Since 2008, I've written extensively about the misadventures of Mr. Nutter and how woeful he's been as mayor for one of the greatest cities in the Republic. Since his stint as mayor, all we've gotten from him is:

• Unlimited excuses

• Elimination of services

• Lack of depth in creating and implementing effective policies to stimulate economic growth


• Arrogance

Philadelphia and its residents deserve better than this poor leadership that Mr. Nutter has provided up to this point. Could it be that the Philadelphia Democratic Party regarding its mayors is taking nearly 30 years of support for granted?
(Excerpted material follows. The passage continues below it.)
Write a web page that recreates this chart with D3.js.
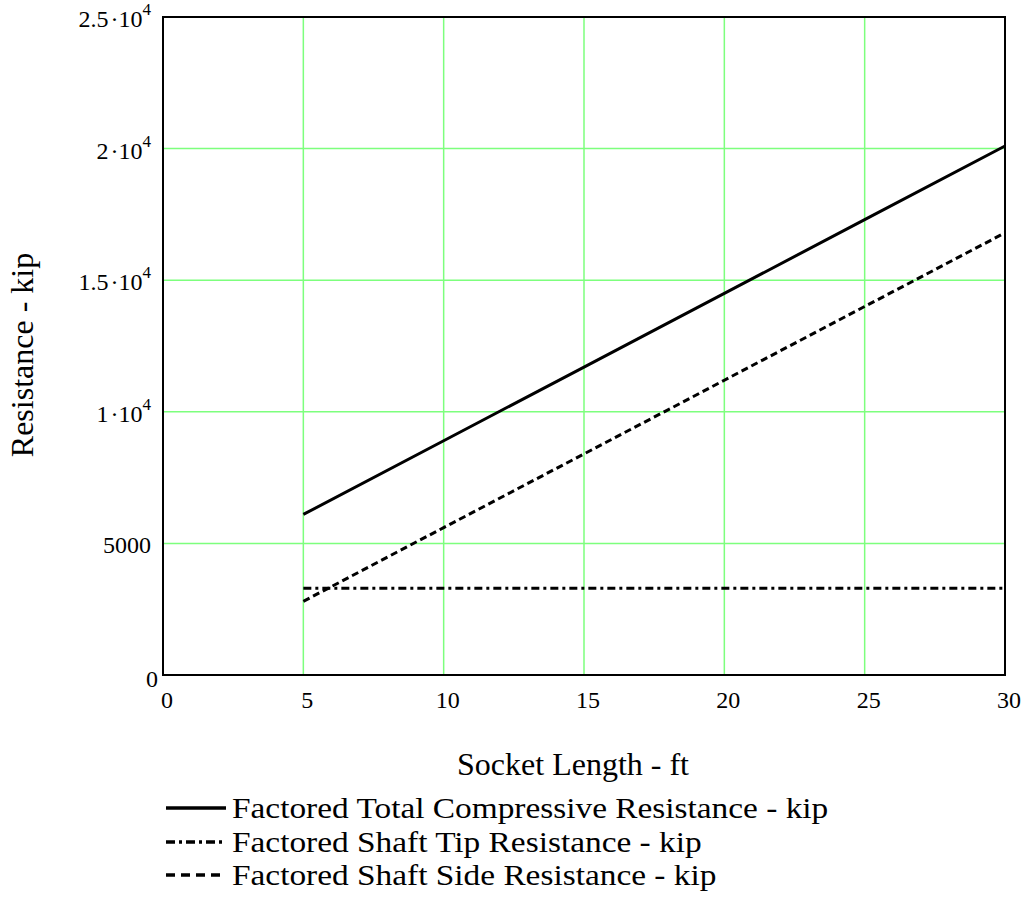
<!DOCTYPE html>
<html>
<head>
<meta charset="utf-8">
<script src="https://cdn.jsdelivr.net/npm/d3@7"></script>
<style>
  html, body { margin: 0; padding: 0; background: #fff; }
  svg { display: block; font-family: "Liberation Serif", "Times New Roman", serif; }
</style>
</head>
<body>
<svg id="chart" width="1021" height="917"></svg>
<script>
// Socket length (ft) and factored resistances (kip)
const socketLength = [5, 10, 15, 20, 25, 30];
const totalResistance = [6100, 8900, 11700, 14500, 17300, 20100];
const tipResistance = [3300, 3300, 3300, 3300, 3300, 3300];
const sideResistance = [2800, 5600, 8400, 11200, 14000, 16800];

const xTicks = [0, 5, 10, 15, 20, 25, 30];
const yTicks = [0, 5000, 10000, 15000, 20000, 25000];
// y tick labels: [mantissa, exponent] (exponent null for plain numbers)
const yTickLabels = [["0", null], ["5000", null], ["1", "4"], ["1.5", "4"], ["2", "4"], ["2.5", "4"]];

const seriesNames = [
  "Factored Total Compressive Resistance - kip",
  "Factored Shaft Tip Resistance - kip",
  "Factored Shaft Side Resistance - kip"
];

const svg = d3.select("#chart");
const plot = { left: 163, right: 1005, top: 17, bottom: 675 };

const x = d3.scaleLinear().domain([0, 30]).range([plot.left, plot.right]);
const y = d3.scaleLinear().domain([0, 25000]).range([plot.bottom, plot.top]);

const gridColor = "#7dff7d";

// grid lines
svg.append("g").selectAll("line").data(xTicks.slice(1)).join("line")
  .attr("x1", d => x(d)).attr("x2", d => x(d))
  .attr("y1", plot.top).attr("y2", plot.bottom)
  .attr("stroke", gridColor).attr("stroke-width", 1.5);
svg.append("g").selectAll("line").data(yTicks.slice(1)).join("line")
  .attr("x1", plot.left).attr("x2", plot.right)
  .attr("y1", d => y(d)).attr("y2", d => y(d))
  .attr("stroke", gridColor).attr("stroke-width", 1.5);

// frame
svg.append("rect")
  .attr("x", plot.left).attr("y", plot.top)
  .attr("width", plot.right - plot.left).attr("height", plot.bottom - plot.top)
  .attr("fill", "none").attr("stroke", "#000").attr("stroke-width", 2);

// x tick labels
svg.append("g").selectAll("text").data(xTicks).join("text")
  .attr("x", d => x(d) + 4).attr("y", plot.bottom + 33)
  .attr("text-anchor", "middle").attr("font-size", 24)
  .text(d => d);

// y tick labels with scientific notation
const yl = svg.append("g").selectAll("text").data(yTicks).join("text")
  .attr("x", (d, i) => i === 0 ? 158 : 151)
  .attr("y", (d, i) => y(d) + (i === 0 ? 12 : 10))
  .attr("text-anchor", "end").attr("font-size", 24);
yl.each(function (d, i) {
  const [m, e] = yTickLabels[i];
  const t = d3.select(this);
  if (e === null) { t.text(m); return; }
  t.append("tspan").text(m + "\u200a\u00b710");
  t.append("tspan").attr("dy", -12).attr("font-size", 17).text(e);
});

// axis titles
svg.append("text")
  .attr("x", 573).attr("y", 775)
  .attr("text-anchor", "middle").attr("font-size", 32)
  .text("Socket Length - ft");
svg.append("text")
  .attr("transform", "translate(33,355) rotate(-90)")
  .attr("text-anchor", "middle").attr("font-size", 32)
  .text("Resistance - kip");

// series styles: plot dash pattern and legend-sample dash pattern
const styles = [
  { dash: null, legendDash: null, legendEnd: 226 },
  { dash: "8,4,3,4", legendDash: "9,4,3,4", legendEnd: 226 },
  { dash: "7,4", legendDash: "9,6", legendEnd: 222 }
];
const seriesData = [totalResistance, tipResistance, sideResistance];
const line = d3.line().x(d => x(d[0])).y(d => y(d[1]));

seriesData.forEach((vals, i) => {
  svg.append("path")
    .datum(socketLength.map((L, j) => [L, vals[j]]))
    .attr("d", line)
    .attr("fill", "none").attr("stroke", "#000").attr("stroke-width", 3)
    .attr("stroke-dasharray", styles[i].dash);
});

// legend: text set a little wide (horizontally stretched glyphs)
const legendY = [808, 842, 875];
const legendStretch = 1.15;
seriesNames.forEach((name, i) => {
  svg.append("line")
    .attr("x1", 166).attr("x2", styles[i].legendEnd)
    .attr("y1", legendY[i]).attr("y2", legendY[i])
    .attr("stroke", "#000").attr("stroke-width", 3.5)
    .attr("stroke-dasharray", styles[i].legendDash);
  const t = svg.append("text")
    .attr("x", 232).attr("y", legendY[i] + 10)
    .attr("font-size", 29)
    .text(name);
  const w = t.node().getComputedTextLength();
  t.attr("textLength", w * legendStretch).attr("lengthAdjust", "spacingAndGlyphs");
});
</script>
</body>
</html>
We've had 8 years of Mr. Goode, 8 years of Mr. Rendell, 8 years of Mr. Street and quit possibly, gulp--8 years of Mr. Nutter.

Mr. Goode had his moments and was on his way to being considered one of the best mayor's the city had until well, the MOVE Massacre. Ed "America's Mayor" Rendell was responsible for the face lift to Center City that re-energized economic growth at the time but not much else, and John Street increased social services in the city that was sorely lacking, but he also had an administration and associates so corrupt that they never met a kickback they didn't like. This brings us to Mr. Nutter. His achievements have been so far and few that I would have to grade them on a curve in order for him to receive a passing grade--and on too many occasions Mr. Nutter looked lost and dazed like the proverbial deer caught in the headlights of the issues in Philadelphia.

Mr. Nutter's supporters will say he inherited a horrific economy, but in Mr. Street's defense, he managed to leave the city with a surplus when he left office. In my humble opinion, that type of rhetoric doesn't even fly with President Obama. Mr. Nutter wanted the job because he had a better mouse trap--well, you got it! Now shut-up about how bad the economy was when you became mayor and fix it. We are at 11.9 percent unemployment. If we Philadelphians tighten our belts anymore, third-world nations will begin sponsoring a Philadelphian.

Maybe what Philadelphia needs is a Republican mayor. Maybe they would be effective, and in the process, awaken the Democratic Party to the reality that their hibernation in which they've been in for nearly 30 years is over.